The Christmas Pudding originated in medieval times, and doesn’t actually contain plums, despite its name. ‘Plums’ was the word for raisins in pre-Victorian times in the UK, and this pudding can contain any dried fruits.

Early recipes were made up of suet, dried fruit, breadcrumbs, flour, eggs and spice, along with liquid which may be milk or fortified wine. Luckily, over the centuries, we’ve improved upon the recipe to include more flavoursome things like orange peel, custard, and brandy butter.

Served hot or cold, the Christmas Pud is a treat that lasts well into New Year’s!

Chocolate Ripple Cake

Image of a chocolate ripple cake, decorated with chocolate flakes and blueberries. Image by Judi Wade on Facebook.
Image by Judi Wade on Facebook.

Chocolate Ripple cake is a dessert that Victoria can celebrate as its own. For years Chocolate Ripple biscuits were a delicacy only known to Victorians, due to the biscuit manufacturer Brockhoff’s strong home market in our state. Even after the company was bought out by Arnott’s, in those early years Chocolate Ripples seemed to be just a delicious rumour to other states, and it was a couple of decades until they appeared on shelves all around the country.
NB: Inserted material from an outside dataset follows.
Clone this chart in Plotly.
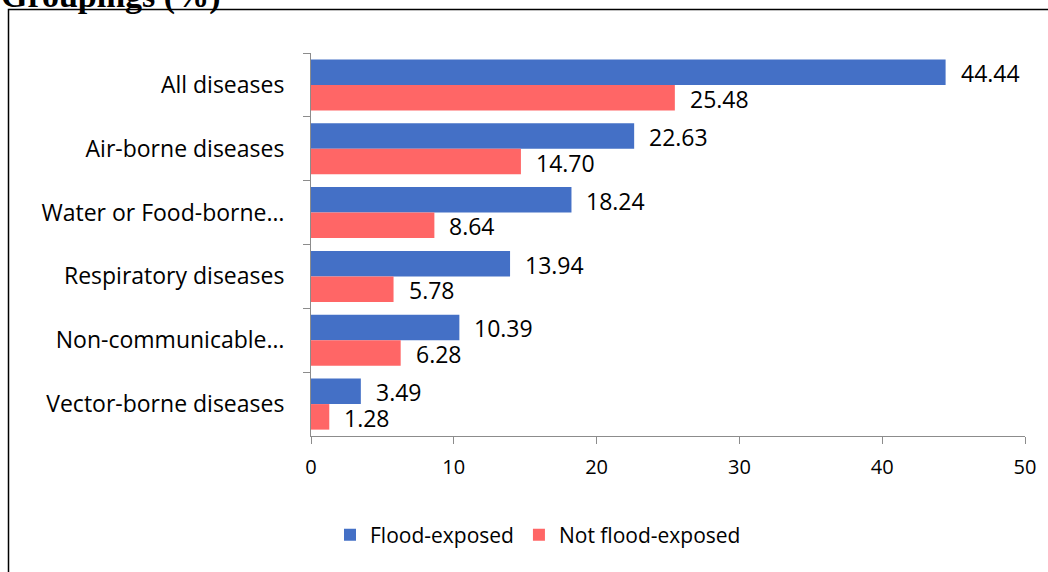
import plotly.graph_objects as go

# Disease groupings and prevalence (%) by flood exposure
categories = [
    "All diseases",
    "Air-borne diseases",
    "Water or Food-borne…",
    "Respiratory diseases",
    "Non-communicable…",
    "Vector-borne diseases",
]
flood_exposed = [44.44, 22.63, 18.24, 13.94, 10.39, 3.49]
not_flood_exposed = [25.48, 14.70, 8.64, 5.78, 6.28, 1.28]
x_ticks = [0, 10, 20, 30, 40, 50]

BLUE = "#4470c6"
RED = "#ff6666"
FONT = "Open Sans"

W, H = 1048, 572
L, R, T, B = 311, 23, 53, 136
pw, ph = W - L - R, H - T - B


def px_x(p):
    return (p - L) / pw


def px_y(p):
    return 1 - (p - T) / ph


fig = go.Figure()
fig.add_trace(go.Bar(
    y=categories, x=flood_exposed, orientation="h", name="Flood-exposed",
    marker=dict(color=BLUE, line=dict(width=0)),
))
fig.add_trace(go.Bar(
    y=categories, x=not_flood_exposed, orientation="h", name="Not flood-exposed",
    marker=dict(color=RED, line=dict(width=0)),
))

# value labels just past the end of each bar
band = ph / len(categories)
half = band * (1 - 0.2) / 4
for vals, shift in ((flood_exposed, half), (not_flood_exposed, -half)):
    for cat, v in zip(categories, vals):
        fig.add_annotation(
            x=v, y=cat, text=f"{v:.2f}", showarrow=False,
            xanchor="left", yanchor="middle", xshift=13, yshift=shift - 1,
            font=dict(family=FONT, size=23, color="#000000"),
        )

# cut-off heading above the frame
fig.add_annotation(
    xref="paper", yref="paper", x=px_x(-1), y=px_y(17),
    text="<b>Groupings (%)</b>", showarrow=False,
    xanchor="left", yanchor="bottom",
    font=dict(family="Liberation Serif", size=34, color="#000000"),
)

# chart frame
fig.add_shape(
    type="rect", xref="paper", yref="paper",
    x0=px_x(8.5), x1=px_x(1060), y0=px_y(9.5), y1=px_y(590),
    line=dict(color="#000000", width=1.5), fillcolor="rgba(0,0,0,0)",
)

fig.update_layout(
    width=W, height=H,
    margin=dict(l=L, r=R, t=T, b=B),
    paper_bgcolor="white", plot_bgcolor="white",
    barmode="group", bargap=0.2, bargroupgap=0,
    font=dict(family=FONT, size=21, color="#000000"),
    showlegend=True,
    legend=dict(
        orientation="h", x=px_x(538), xanchor="center",
        y=px_y(535), yanchor="middle",
        font=dict(family=FONT, size=21), traceorder="normal",
        itemwidth=30,
    ),
    xaxis=dict(
        range=[0, 50], tickvals=x_ticks, showgrid=False, zeroline=False,
        showline=True, linecolor="#8c8c8c", linewidth=1,
        ticks="outside", ticklen=7, tickcolor="#8c8c8c",
        ticklabelstandoff=6, tickfont=dict(size=20),
    ),
    yaxis=dict(
        autorange="reversed", showgrid=False, zeroline=False,
        showline=True, linecolor="#8c8c8c", linewidth=1,
        ticks="outside", ticklen=7, tickcolor="#8c8c8c",
        tickson="boundaries", ticklabelstandoff=21,
        tickfont=dict(size=23),
    ),
)

fig.write_html("out.html")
The biscuits first appeared in the early 1930’s, and the first documented recipe for Chocolate Ripple Cake can be found in 1933. This dish, while delicious, is certainly indulgent. Layers of biscuits, cemented together with cream, and then wrapped in another layer of cream.
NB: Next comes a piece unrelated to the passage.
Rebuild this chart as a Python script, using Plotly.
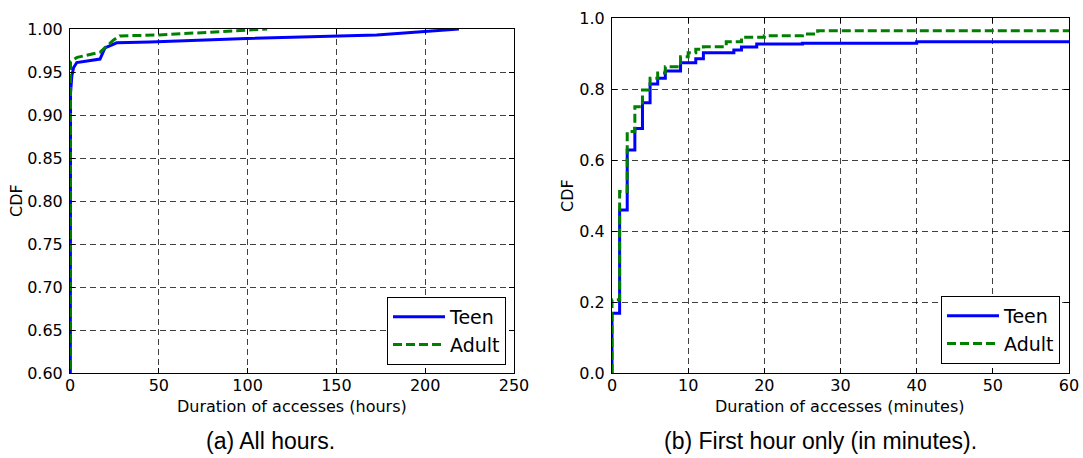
import plotly.graph_objects as go

# (a) All hours -- empirical CDF of access duration, in hours
teen_hours_x = [0, 0.3, 1, 2, 3.8, 10, 16.9, 19.7, 26.3, 45, 84, 99.5, 172.7, 200.8, 219]
teen_hours_y = [0.0, 0.925, 0.945, 0.955, 0.961, 0.963, 0.965, 0.978, 0.984, 0.985, 0.988, 0.989, 0.993, 0.997, 1.0]
adult_hours_x = [0, 0.3, 4, 17, 24.4, 28, 50, 84, 99.5, 111]
adult_hours_y = [0.0, 0.962, 0.967, 0.973, 0.987, 0.992, 0.993, 0.997, 0.998, 1.0]

# (b) First hour only -- empirical CDF, in minutes
teen_min_x = [0, 0, 1, 2, 3, 4, 5, 6, 7, 9, 11, 12, 16, 17, 19, 25, 40, 60]
teen_min_y = [0.0, 0.168, 0.459, 0.628, 0.689, 0.761, 0.814, 0.830, 0.851, 0.874, 0.885, 0.902,
              0.910, 0.918, 0.927, 0.929, 0.933, 0.935]
adult_min_x = [0, 0, 1, 2, 3, 4, 5, 6, 7, 9, 10, 11, 12, 15, 17, 20, 25, 27, 60]
adult_min_y = [0.0, 0.206, 0.511, 0.680, 0.750, 0.797, 0.830, 0.845, 0.863, 0.891, 0.902, 0.912,
               0.919, 0.933, 0.946, 0.950, 0.955, 0.964, 0.964]

left_yticks = [0.60, 0.65, 0.70, 0.75, 0.80, 0.85, 0.90, 0.95, 1.00]
left_xticks = [0, 50, 100, 150, 200, 250]
right_yticks = [0.0, 0.2, 0.4, 0.6, 0.8, 1.0]
right_xticks = [0, 10, 20, 30, 40, 50, 60]

W, H = 1083, 458
BLUE = "#0000ff"
GREEN = "#008000"
TICK_FONT = dict(family="DejaVu Sans", size=16, color="black")
LABEL_FONT = dict(family="DejaVu Sans", size=16, color="black")
LEGEND_FONT = dict(family="DejaVu Sans", size=19, color="black")
CAPTION_FONT = dict(family="Liberation Sans", size=23, color="black")


def px_x(p):
    return p / W


def px_y(p):
    return (H - p) / H


fig = go.Figure()

fig.add_trace(go.Scatter(x=teen_hours_x, y=teen_hours_y, mode="lines", name="Teen",
                         line=dict(color=BLUE, width=3), xaxis="x", yaxis="y", legend="legend"))
fig.add_trace(go.Scatter(x=adult_hours_x, y=adult_hours_y, mode="lines", name="Adult",
                         line=dict(color=GREEN, width=3, dash="9px,4px"), xaxis="x", yaxis="y",
                         legend="legend"))
fig.add_trace(go.Scatter(x=teen_min_x, y=teen_min_y, mode="lines", name="Teen",
                         line=dict(color=BLUE, width=3, shape="hv"), xaxis="x2", yaxis="y2",
                         legend="legend2"))
fig.add_trace(go.Scatter(x=adult_min_x, y=adult_min_y, mode="lines", name="Adult",
                         line=dict(color=GREEN, width=3, dash="9px,4px", shape="hv"),
                         xaxis="x2", yaxis="y2", legend="legend2"))

axis_common = dict(
    showline=True, linecolor="black", linewidth=1, mirror="allticks",
    ticks="inside", ticklen=5, tickcolor="black", tickwidth=1,
    showgrid=True, gridcolor="rgba(0,0,0,0.75)", gridwidth=1, griddash="6px,4px",
    zeroline=False, tickfont=TICK_FONT, automargin=False,
)
xaxis_common = dict(axis_common, ticklabelstandoff=-2)
yaxis_common = dict(axis_common, ticklabelstandoff=3)

legend_common = dict(xanchor="right", yanchor="bottom", bordercolor="black", borderwidth=1,
                     bgcolor="white", font=LEGEND_FONT, itemwidth=52)

fig.update_layout(
    width=W, height=H,
    margin=dict(l=0, r=0, t=0, b=0, autoexpand=False),
    paper_bgcolor="white", plot_bgcolor="white",
    xaxis=dict(domain=[px_x(70), px_x(514)], range=[0, 250], tickvals=left_xticks,
               anchor="y", **xaxis_common),
    yaxis=dict(domain=[px_y(373), px_y(29)], range=[0.6, 1.0], tickvals=left_yticks,
               tickformat=".2f", anchor="x", **yaxis_common),
    xaxis2=dict(domain=[px_x(612), px_x(1069)], range=[0, 60], tickvals=right_xticks,
                anchor="y2", **xaxis_common),
    yaxis2=dict(domain=[px_y(373), px_y(18)], range=[0.0, 1.0], tickvals=right_yticks,
                tickformat=".1f", anchor="x2", **yaxis_common),
    legend=dict(x=px_x(506), y=px_y(365), **legend_common),
    legend2=dict(x=px_x(1060), y=px_y(364), **legend_common),
    showlegend=True,
)

annotations = [
    dict(text="CDF", x=px_x(17), y=px_y(201), textangle=-90, font=LABEL_FONT),
    dict(text="CDF", x=px_x(567), y=px_y(196), textangle=-90, font=LABEL_FONT),
    dict(text="Duration of accesses (hours)", x=px_x(292), y=px_y(406), font=LABEL_FONT),
    dict(text="Duration of accesses (minutes)", x=px_x(840), y=px_y(406), font=LABEL_FONT),
    dict(text="(a) All hours.", x=px_x(270), y=px_y(441), font=CAPTION_FONT),
    dict(text="(b) First hour only (in minutes).", x=px_x(820), y=px_y(441), font=CAPTION_FONT),
]
for a in annotations:
    fig.add_annotation(xref="paper", yref="paper", showarrow=False,
                       xanchor="center", yanchor="middle", **a)

fig.write_html("out.html")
There are variations on the recipe, whether it’s constructing horizontally or vertically, soaking the biscuits in sherry, adding gelatine to the cream, or as one of our contributors Kristeen suggests ‘fresh berries in between the biscuits, add Grande Mariner to the crème in the middle and toss grated chocolate all over the top!’


Image of a cheesecake on a cake stand, decorated with mangoes. Image by Judi Wade on Facebook.
Image by Judi Wade on Facebook.

There are any number of a variety of cheesecakes, from the dense, baked dish unadorned with fruit or sauce, to the wobbly, light-as-air variety favoured in Asian countries. Whatever your preference, all of them have one thing in common, deliciousness!

The cheesecake can trace its origins back to Ancient Greece, as early as the 5th century BC, and since then has had multiple reimagining’s, additions and substitutes to create the wide variety we know today.

You can go with the traditional cream-cheese and crushed biscuit variety, or zest up an old favourite with the addition of citrus juice and fruits.


Image of a variety of trifle, featuring caramel and nuts, served in an individual glass. Photo by Annie Spratt on Unsplash

Trifle is another dish that can be traced back as far as the 16th century, when it first appeared in Thomas Dawson's 1585 book of English cookery 'The Good Huswifes Jewell'. The recipe was for a thick cream flavoured with sugar, ginger and rosewater.

Another version appeared in the 19th century that contained gelatine, and thanks to several additions over the years, we now have the modern version of the dessert we know today.

With a thin layer of sponge fingers commonly soaked in sherry or another fortified wine, custard and a fruit element (fresh, or jelly), despite its name this dessert is no trifling thing. It’s a delicious way to round off a meal on a hot Christmas day, and adapts easily to personal substitutions, like coffee, chocolate or vanilla.